Absolute stress levels in models of low-heat faults: Links to seismological observables and differences for crack-like ruptures and self-healing pulses

Valere R. Lambert, & Nadia Lapusta
Poster Image: 

Poster Presentation

2022 SCEC Annual Meeting, Poster #161, SCEC Contribution #12476 VIEW PDF
Determining absolute stress levels on faults has profound implications for fault mechanics and earthquake physics. Recent studies have shown that fault shear stress can depend on the style of fault motion and spatial scale at which the stress is inferred, posing challenges for comparing notions of fault shear resistance from laboratory to field scales.

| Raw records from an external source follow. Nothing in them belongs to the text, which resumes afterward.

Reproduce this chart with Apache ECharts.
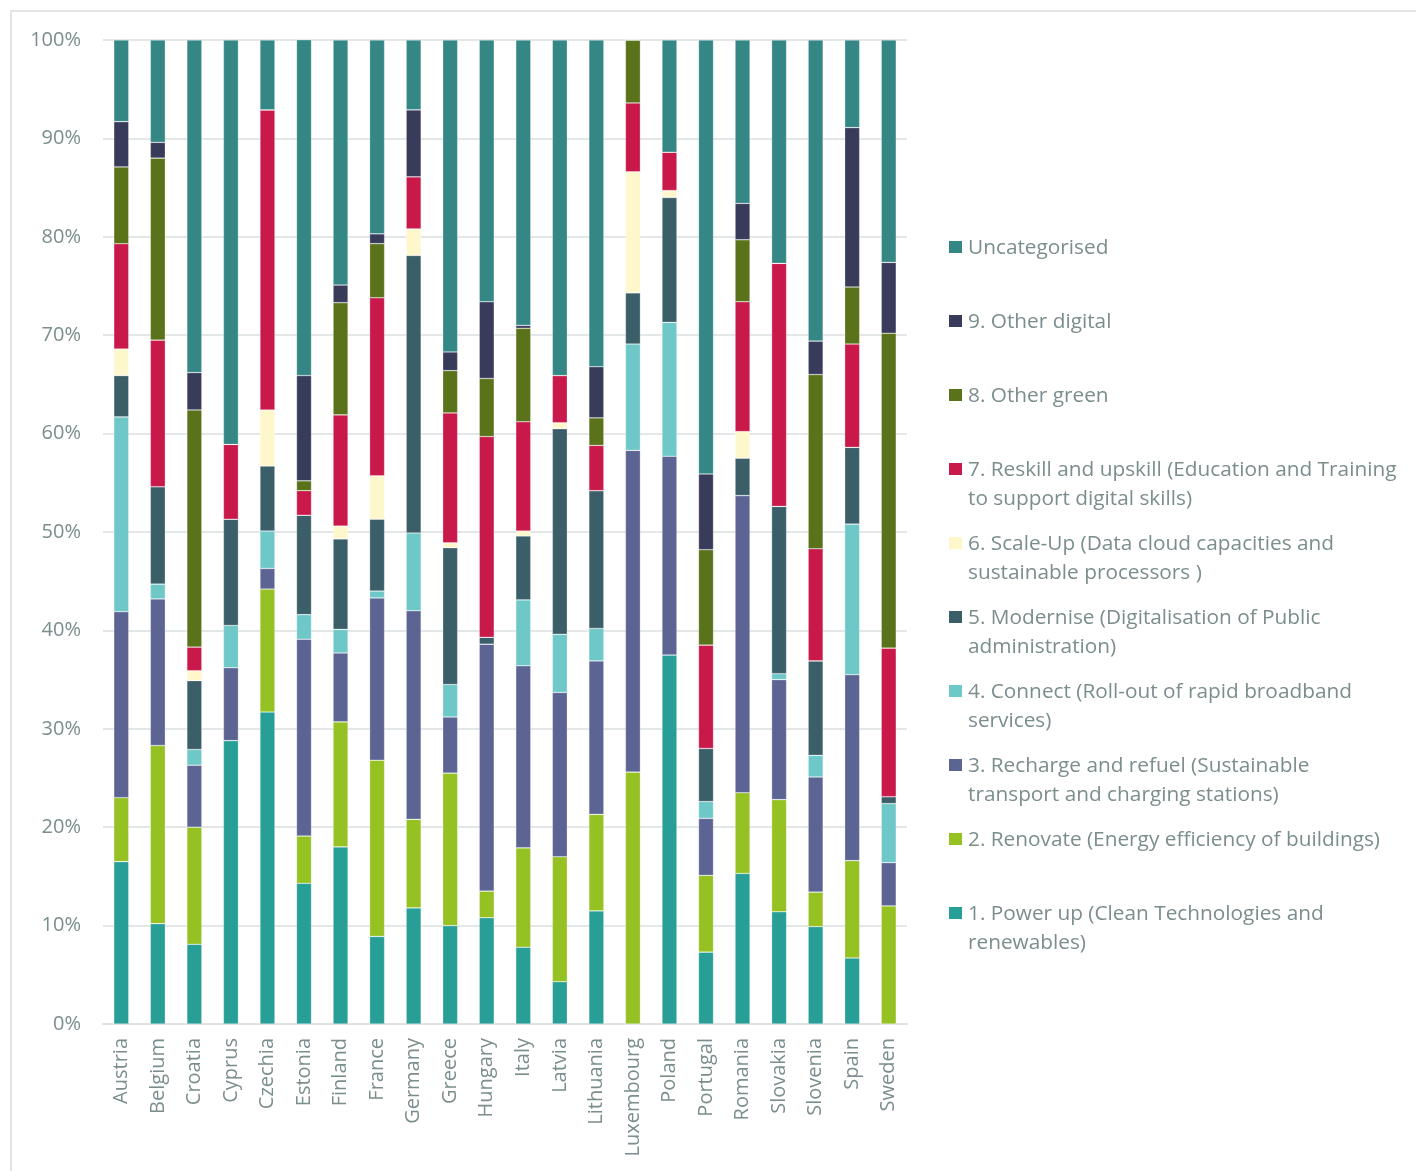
<!DOCTYPE html>
<html>
<head>
<meta charset="utf-8">
<style>
html,body{margin:0;padding:0;background:#fff;}
#chart{width:1416px;height:1171px;}
</style>
<script src="https://cdn.jsdelivr.net/npm/echarts@6/dist/echarts.min.js"></script>
</head>
<body>
<div id="chart"></div>
<script>
const countries = ['Austria','Belgium','Croatia','Cyprus','Czechia','Estonia','Finland','France','Germany','Greece','Hungary','Italy','Latvia','Lithuania','Luxembourg','Poland','Portugal','Romania','Slovakia','Slovenia','Spain','Sweden'];

const powerUp      = [16.5,10.2,8.1,28.8,31.7,14.3,18.0,8.9,11.8,10.0,10.8,7.8,4.3,11.5,0,37.5,7.3,15.3,11.4,9.9,6.7,0];
const renovate     = [6.5,18.1,11.9,0,12.5,4.8,12.7,17.9,9.0,15.5,2.7,10.1,12.7,9.8,25.6,0,7.8,8.2,11.4,3.5,9.9,12.0];
const recharge     = [18.9,14.9,6.3,7.4,2.1,20.0,7.0,16.5,21.2,5.7,25.1,18.5,16.7,15.6,32.7,20.2,5.8,30.2,12.2,11.7,18.9,4.4];
const connect      = [19.8,1.5,1.6,4.3,3.8,2.5,2.4,0.7,7.9,3.3,0,6.7,5.9,3.3,10.8,13.6,1.7,0,0.6,2.2,15.3,6.0];
const modernise    = [4.2,9.9,7.0,10.8,6.6,10.1,9.2,7.3,28.2,13.9,0.7,6.5,20.9,14.0,5.2,12.7,5.4,3.8,17.0,9.6,7.8,0.7];
const scaleUp      = [2.7,0,1.0,0,5.7,0,1.3,4.4,2.7,0.5,0,0.5,0.6,0,12.3,0.7,0,2.7,0,0,0,0];
const reskill      = [10.7,14.9,2.4,7.6,30.5,2.5,11.3,18.1,5.3,13.2,20.4,11.1,4.8,4.6,7.0,3.9,10.5,13.2,24.7,11.4,10.5,15.1];
const otherGreen   = [7.8,18.5,24.1,0,0,1.0,11.4,5.5,0,4.3,5.9,9.5,0,2.8,6.4,0,9.7,6.3,0,17.7,5.8,32.0];
const otherDigital = [4.6,1.6,3.8,0,0,10.7,1.8,1.0,6.8,1.9,7.8,0.3,0,5.2,0,0,7.7,3.7,0,3.4,16.2,7.2];
const uncategorised= [8.3,10.4,33.8,41.1,7.1,34.3,24.9,19.7,7.1,31.7,26.6,29.0,34.1,33.2,0,11.4,44.1,16.6,22.7,30.6,8.9,22.6];

const seriesNames = [
  '1. Power up (Clean Technologies and renewables)',
  '2. Renovate (Energy efficiency of buildings)',
  '3. Recharge and refuel (Sustainable transport and charging stations)',
  '4. Connect (Roll-out of rapid broadband services)',
  '5. Modernise (Digitalisation of Public administration)',
  '6. Scale-Up (Data cloud capacities and sustainable processors )',
  '7. Reskill and upskill (Education and Training to support digital skills)',
  '8. Other green',
  '9. Other digital',
  'Uncategorised'
];
const legendLabels = [
  '1. Power up (Clean Technologies and\nrenewables)',
  '2. Renovate (Energy efficiency of buildings)',
  '3. Recharge and refuel (Sustainable\ntransport and charging stations)',
  '4. Connect (Roll-out of rapid broadband\nservices)',
  '5. Modernise (Digitalisation of Public\nadministration)',
  '6. Scale-Up (Data cloud capacities and\nsustainable processors )',
  '7. Reskill and upskill (Education and Training\nto support digital skills)',
  '8. Other green',
  '9. Other digital',
  'Uncategorised'
];
const seriesData = [powerUp, renovate, recharge, connect, modernise, scaleUp, reskill, otherGreen, otherDigital, uncategorised];
const colors = ['#279E96','#95C123','#5C6494','#6EC8C8','#3B5F69','#FFF7CC','#C8194A','#5A7219','#383C5A','#348785'];
const yTicks = [0,10,20,30,40,50,60,70,80,90,100];

const textColor = '#7B8D8D';
const fontFamily = 'Open Sans';

const series = seriesData.map((d, i) => ({
  name: seriesNames[i],
  type: 'bar',
  stack: 'total',
  barWidth: 15,
  data: d,
  itemStyle: { color: colors[i], borderColor: 'rgba(255,255,255,0.45)', borderWidth: 0.6 },
  emphasis: { disabled: true }
}));

// custom legend (icons aligned to first text line), top entry = last series
const graphic = [{
  type: 'rect',
  shape: { x: 11, y: 11, width: 1430, height: 1190 },
  style: { fill: 'none', stroke: '#DADDDD', lineWidth: 1.5 },
  silent: true
}];
const rowTop = 247, rowGap = 74;
for (let k = 0; k < seriesNames.length; k++) {
  const i = seriesNames.length - 1 - k;
  const cy = rowTop + k * rowGap;
  graphic.push({
    type: 'rect',
    shape: { x: 949, y: cy - 6, width: 13, height: 12 },
    style: { fill: colors[i] },
    silent: true
  });
  graphic.push({
    type: 'text',
    x: 968, y: cy - 13,
    style: {
      text: legendLabels[i],
      fill: textColor,
      font: '20.8px "' + fontFamily + '"',
      lineHeight: 29,
      verticalAlign: 'top',
      align: 'left'
    },
    silent: true
  });
}

const chart = echarts.init(document.getElementById('chart'), null, { renderer: 'canvas' });
chart.setOption({
  animation: false,
  backgroundColor: '#fff',
  textStyle: { fontFamily: fontFamily },
  grid: { left: 103, right: 509, top: 40, bottom: 147, containLabel: false },
  xAxis: {
    type: 'category',
    data: countries,
    axisTick: { show: false },
    axisLine: { lineStyle: { color: '#DDE2E2', width: 2 } },
    axisLabel: { rotate: 90, color: textColor, fontSize: 20, margin: 14, fontFamily: fontFamily }
  },
  yAxis: {
    type: 'value',
    min: yTicks[0],
    max: yTicks[yTicks.length - 1],
    interval: 10,
    axisLine: { show: false },
    axisTick: { show: false },
    splitLine: { lineStyle: { color: '#E3E7E7', width: 2 } },
    axisLabel: { formatter: '{value}%', color: textColor, fontSize: 20, margin: 22, fontFamily: fontFamily }
  },
  series: series,
  graphic: graphic
});
</script>
</body>
</html>
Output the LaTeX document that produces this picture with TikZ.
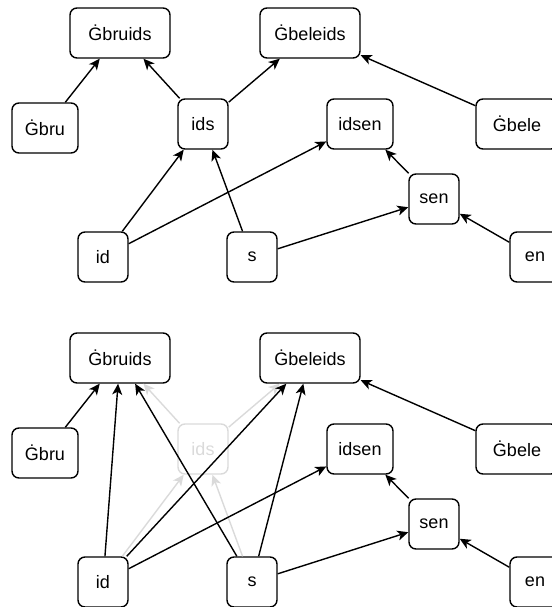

Here we investigate measures of average fault shear stress and their relationship to seismologically inferable quantities using numerical simulations of earthquake sequences on rate-and-state faults with low heat production, due to chronic fluid overpressure and/or enhanced dynamic weakening from the thermal pressurization of pore fluids. We ...highlight that energy-based measures of average shear stress, which in our models are similar to the area-averaged shear stresses, can in principle be estimated from thermal constraints and seismic inferences of static stress drop and apparent stress. Our models demonstrate the significance of rapid dynamic weakening and healing of shear resistance during ruptures, as exhibited in self-healing pulses, for allowing faults to maintain higher average interseismic stress levels despite low dynamic resistance and realistic static stress drops, potentially explaining the difference between topography-based and heat-flow-based constraints on fault shear stress. Our results emphasize the distinction between dynamic versus static stress changes when relating earthquake source observations to absolute fault stress and suggest that re-examining estimates of radiated energy and static stress drop from large earthquakes may improve constraints on absolute stress levels on faults.